Le football est un phénomène de société. Sur le terrain, dans les stades et hors les stades, il déclenche le meilleur et le pire. À Aiacciu ce week-end, la Corse a été le théâtre d’un nouvel épisode particulièrement révoltant de ses débordements.
Le meilleur du football est une passion partagée en famille comme celle qu’était venu vivre dans les loges de Timizzolu ce gamin supporter de l’OM avec son père et sa mère.
Le pire du football, c’est cette hystérie qui explose de façon incontrôlée parmi des groupes de supporters violents qui finissent par perdre toute raison jusqu’à agresser violemment cette famille paisible.
Pour préserver le meilleur, il faut réprimer les tenants du pire, et, à chaque match, les autorités choisissent, ou pas, des mesures préventives. Des services de police et de renseignement sont consacrés à cette tâche, scrutant les réseaux sociaux, suivant de près les derbys les plus chauds et les clubs les plus à risques, et prenant in fine des décisions allant de moyens renforcés de surveillance à des interdictions de stade pour les supporters.
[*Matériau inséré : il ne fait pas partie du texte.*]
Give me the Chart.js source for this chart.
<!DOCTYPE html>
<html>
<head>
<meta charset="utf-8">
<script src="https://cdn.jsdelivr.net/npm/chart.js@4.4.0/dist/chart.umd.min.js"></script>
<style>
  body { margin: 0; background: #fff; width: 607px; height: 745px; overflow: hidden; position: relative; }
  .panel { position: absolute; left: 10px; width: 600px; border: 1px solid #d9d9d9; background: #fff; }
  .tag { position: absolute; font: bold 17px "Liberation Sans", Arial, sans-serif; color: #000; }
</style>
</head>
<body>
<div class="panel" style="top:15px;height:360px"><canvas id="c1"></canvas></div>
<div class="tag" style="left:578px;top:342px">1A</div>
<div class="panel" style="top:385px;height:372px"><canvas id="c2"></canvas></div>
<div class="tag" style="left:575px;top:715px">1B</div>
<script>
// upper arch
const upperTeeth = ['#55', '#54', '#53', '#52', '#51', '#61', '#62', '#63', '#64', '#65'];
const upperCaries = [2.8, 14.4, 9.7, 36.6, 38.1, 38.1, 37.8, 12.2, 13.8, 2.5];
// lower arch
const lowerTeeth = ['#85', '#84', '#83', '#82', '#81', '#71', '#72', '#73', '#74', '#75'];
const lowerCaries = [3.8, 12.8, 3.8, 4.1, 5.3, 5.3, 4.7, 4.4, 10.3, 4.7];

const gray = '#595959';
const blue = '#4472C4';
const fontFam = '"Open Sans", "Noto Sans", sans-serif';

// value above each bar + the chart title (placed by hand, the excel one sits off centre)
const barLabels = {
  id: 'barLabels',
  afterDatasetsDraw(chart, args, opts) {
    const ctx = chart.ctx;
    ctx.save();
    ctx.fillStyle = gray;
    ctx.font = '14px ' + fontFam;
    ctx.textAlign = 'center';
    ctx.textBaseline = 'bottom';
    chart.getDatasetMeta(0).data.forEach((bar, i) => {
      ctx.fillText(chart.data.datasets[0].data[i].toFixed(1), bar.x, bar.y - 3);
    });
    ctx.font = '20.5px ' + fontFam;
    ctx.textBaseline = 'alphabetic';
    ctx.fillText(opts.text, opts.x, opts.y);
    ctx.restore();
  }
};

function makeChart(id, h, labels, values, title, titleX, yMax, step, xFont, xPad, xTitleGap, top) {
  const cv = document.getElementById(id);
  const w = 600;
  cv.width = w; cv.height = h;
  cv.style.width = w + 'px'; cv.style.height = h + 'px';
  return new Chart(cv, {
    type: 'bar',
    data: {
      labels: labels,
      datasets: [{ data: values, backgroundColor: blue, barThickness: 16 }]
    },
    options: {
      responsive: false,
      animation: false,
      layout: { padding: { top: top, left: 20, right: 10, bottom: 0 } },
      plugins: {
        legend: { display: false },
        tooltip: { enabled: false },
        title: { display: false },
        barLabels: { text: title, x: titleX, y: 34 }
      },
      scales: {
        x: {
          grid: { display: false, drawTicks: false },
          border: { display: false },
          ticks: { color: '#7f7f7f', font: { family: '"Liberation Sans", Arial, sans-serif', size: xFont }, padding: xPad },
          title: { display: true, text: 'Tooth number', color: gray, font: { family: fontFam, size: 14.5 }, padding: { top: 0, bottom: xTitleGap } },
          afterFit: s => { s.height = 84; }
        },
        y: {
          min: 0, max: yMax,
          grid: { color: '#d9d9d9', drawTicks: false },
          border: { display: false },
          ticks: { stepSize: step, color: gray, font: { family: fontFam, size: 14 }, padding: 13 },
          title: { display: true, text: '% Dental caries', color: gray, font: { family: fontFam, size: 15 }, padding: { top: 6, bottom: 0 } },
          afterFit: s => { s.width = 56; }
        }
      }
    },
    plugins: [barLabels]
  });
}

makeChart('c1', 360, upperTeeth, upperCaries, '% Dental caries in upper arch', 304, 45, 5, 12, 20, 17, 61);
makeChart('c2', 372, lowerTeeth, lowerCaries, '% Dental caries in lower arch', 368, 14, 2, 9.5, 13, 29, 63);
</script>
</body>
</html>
Le match ACA-OM avait lieu le samedi, et, dès le jeudi soir les esprits se sont gravement échauffés alors qu’une partie seulement des supporters marseillais étaient déjà en ville. Le maire d’Aiacciu, comme tous ses concitoyens, a rapidement pris conscience de l’exacerbation des tensions qui ne pouvaient qu’aller crescendo dans les 48 heures suivantes. Il a demandé au préfet d’interdire la venue de supporters extérieurs, comme cela se fait fréquemment pour les derbys les plus chauds, Marseille contre Nice, Lyon contre Saint-Étienne et aussi… Bastia contre Aiacciu. Il n’a pas été entendu.
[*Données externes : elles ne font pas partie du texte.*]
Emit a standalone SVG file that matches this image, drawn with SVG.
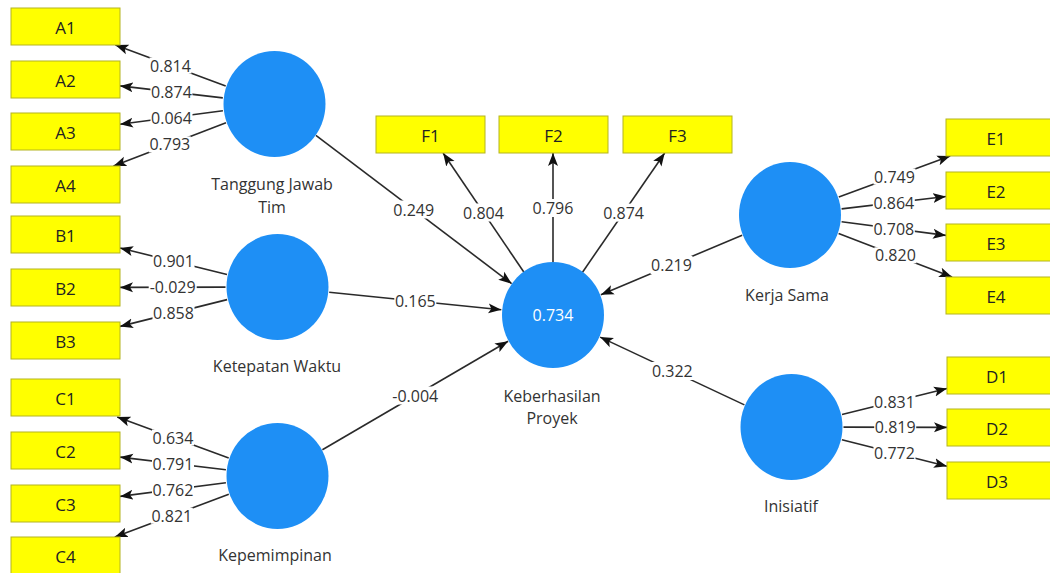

Après des incidents répétés lors de la seconde nuit, il a demandé l’interdiction du match. Il n’a pas été davantage entendu. C’est bien dommage pour cette famille meurtrie, pour ce journaliste de Via Stella sauvagement agressé, et pour toutes les victimes, supporters, passants et commerçants de ces trois jours de folle dérive dans les rues d’Aiacciu et dans les travées du stade de Timizzolu.
Il faut dire aussi la honte qui nous étreint au récit de ce qui est arrivé à cet enfant, cette maman et ce père de famille. Elle n’en est que plus grande car on les entend défendre l’image de la Corse et des Corses dans toutes leurs interventions médiatiques alors que les médias nationaux enfoncent volontiers le clou en faisant allusion à une « violence endémique » des Corses. Imaginer que des gens aussi amicaux aient pu être ainsi pris à partie, frappés et humiliés pour avoir été fiers de leur ville et de leur club est vraiment inconcevable.
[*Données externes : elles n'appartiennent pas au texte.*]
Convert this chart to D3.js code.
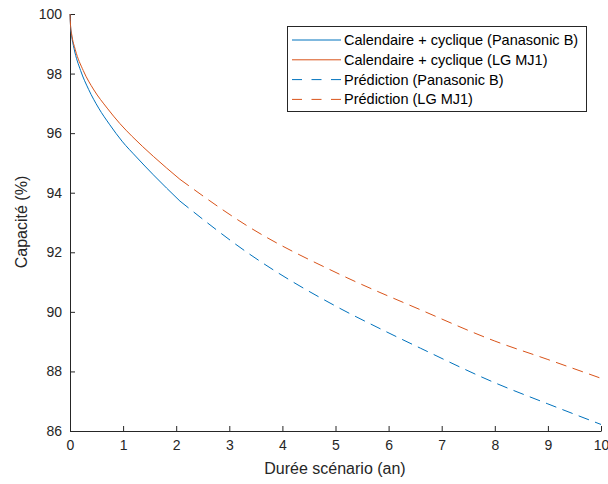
<!DOCTYPE html>
<html>
<head>
<meta charset="utf-8">
<script src="https://cdn.jsdelivr.net/npm/d3@7"></script>
<style>
  body { margin: 0; background: #fff; }
  svg { display: block; font-family: "Liberation Sans", Arial, sans-serif; }
</style>
</head>
<body>
<svg id="chart" width="608" height="484"></svg>
<script>
// Data
const xTicks = [0, 1, 2, 3, 4, 5, 6, 7, 8, 9, 10];
const yTicks = [86, 88, 90, 92, 94, 96, 98, 100];

const panaSolidT = [0, 0.01, 0.03, 0.075, 0.2, 0.35, 0.54, 0.75, 0.98, 1.25, 1.57, 2.07];
const panaSolidV = [100, 99.6, 99.28, 98.85, 98.1, 97.47, 96.84, 96.28, 95.73, 95.2, 94.6, 93.72];
const lgSolidT = [0, 0.01, 0.03, 0.1, 0.25, 0.45, 0.70, 0.94, 1.17, 1.57, 2.07];
const lgSolidV = [100, 99.62, 99.34, 98.8, 98.1, 97.45, 96.84, 96.32, 95.89, 95.22, 94.45];
const panaPredT = [2.07, 3.38, 5.08, 5.80, 6.6, 8, 9, 10];
const panaPredV = [93.72, 91.94, 90.12, 89.47, 88.78, 87.62, 86.91, 86.22];
const lgPredT = [2.07, 3.38, 5.08, 6.6, 8, 9, 10];
const lgPredV = [94.45, 92.84, 91.26, 90.07, 89.02, 88.4, 87.77];

const legendLabels = [
  "Calendaire + cyclique (Panasonic B)",
  "Calendaire + cyclique (LG MJ1)",
  "Prédiction (Panasonic B)",
  "Prédiction (LG MJ1)"
];

const blue = "#0072BD", orange = "#D95319", axisCol = "#262626";

const svg = d3.select("#chart");
const x = d3.scaleLinear().domain([0, 10]).range([70, 601]);
const y = d3.scaleLinear().domain([86, 100]).range([431, 14]);

// Axes
const xAxis = d3.axisBottom(x).tickValues(xTicks).tickSizeInner(-5).tickSizeOuter(0).tickPadding(9);
const yAxis = d3.axisLeft(y).tickValues(yTicks).tickSizeInner(-5).tickSizeOuter(0).tickPadding(8);

const gx = svg.append("g").attr("transform", "translate(0,431)").call(xAxis);
const gy = svg.append("g").attr("transform", "translate(70,0)").call(yAxis);
[gx, gy].forEach(g => {
  g.select(".domain").attr("stroke", axisCol).attr("stroke-width", 1);
  g.selectAll(".tick line").attr("stroke", axisCol);
  g.selectAll(".tick text").attr("fill", axisCol).style("font-size", "14px")
    .style("font-family", "'Liberation Sans', Arial, sans-serif");
});

// Axis labels
svg.append("text").attr("x", 335).attr("y", 474).attr("text-anchor", "middle")
  .attr("fill", axisCol).style("font-size", "16px").text("Durée scénario (an)");
svg.append("text").attr("transform", "translate(27,222) rotate(-90)").attr("text-anchor", "middle")
  .attr("fill", axisCol).style("font-size", "16px").text("Capacité (%)");

// Lines
const line = d3.line().x(d => x(d[0])).y(d => y(d[1])).curve(d3.curveMonotoneX);
const series = [
  {t: panaSolidT, v: panaSolidV, c: blue, dash: null},
  {t: lgSolidT, v: lgSolidV, c: orange, dash: null},
  {t: panaPredT, v: panaPredV, c: blue, dash: "11,6.5"},
  {t: lgPredT, v: lgPredV, c: orange, dash: "11,6.5"}
];
series.forEach(s => {
  const pts = s.t.map((t, i) => [t, s.v[i]]);
  svg.append("path").datum(pts).attr("d", line)
    .attr("fill", "none").attr("stroke", s.c).attr("stroke-width", 1)
    .attr("stroke-dasharray", s.dash);
});

// Legend
const lg = svg.append("g");
lg.append("rect").attr("x", 287.5).attr("y", 26.5).attr("width", 299).attr("height", 85)
  .attr("fill", "#fff").attr("stroke", axisCol).attr("stroke-width", 1);
legendLabels.forEach((lab, i) => {
  const yy = 40 + i * 19.8;
  const s = series[i];
  lg.append("line").attr("x1", 292).attr("x2", 341).attr("y1", yy).attr("y2", yy)
    .attr("stroke", s.c).attr("stroke-width", 1).attr("stroke-dasharray", s.dash ? "10,9.5" : null);
  lg.append("text").attr("x", 344).attr("y", yy + 5).attr("fill", "#000")
    .style("font-size", "14.5px").text(lab);
});
</script>
</body>
</html>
Certes, la violence dans les stades ne se limite pas aux clubs de Corse. La même journée à Bordeaux des débordements violents ont conduit à annuler le match 20 minutes après le coup d’envoi. La Liga espagnole, trop longtemps tolérante aux manifestations racistes dans les stades, fait désormais face à une bronca des joueurs exaspérés de ces insultes permanentes.
Mais, malgré les problèmes criants qui restent à régler, les autorités – dirigeants des clubs, police, politiques publiques – ont montré dans de nombreuses occasions leur capacité à venir à bout de ces débordements inqualifiables. Le hooliganisme a été inventé en Grande Bretagne ; il y appartient désormais au passé.
Faisons-en sorte qu’il disparaisse de Corse aussi, pour que tous les jeunes puissent aller au stade profiter pleinement du meilleur que ce sport peut leur apporter.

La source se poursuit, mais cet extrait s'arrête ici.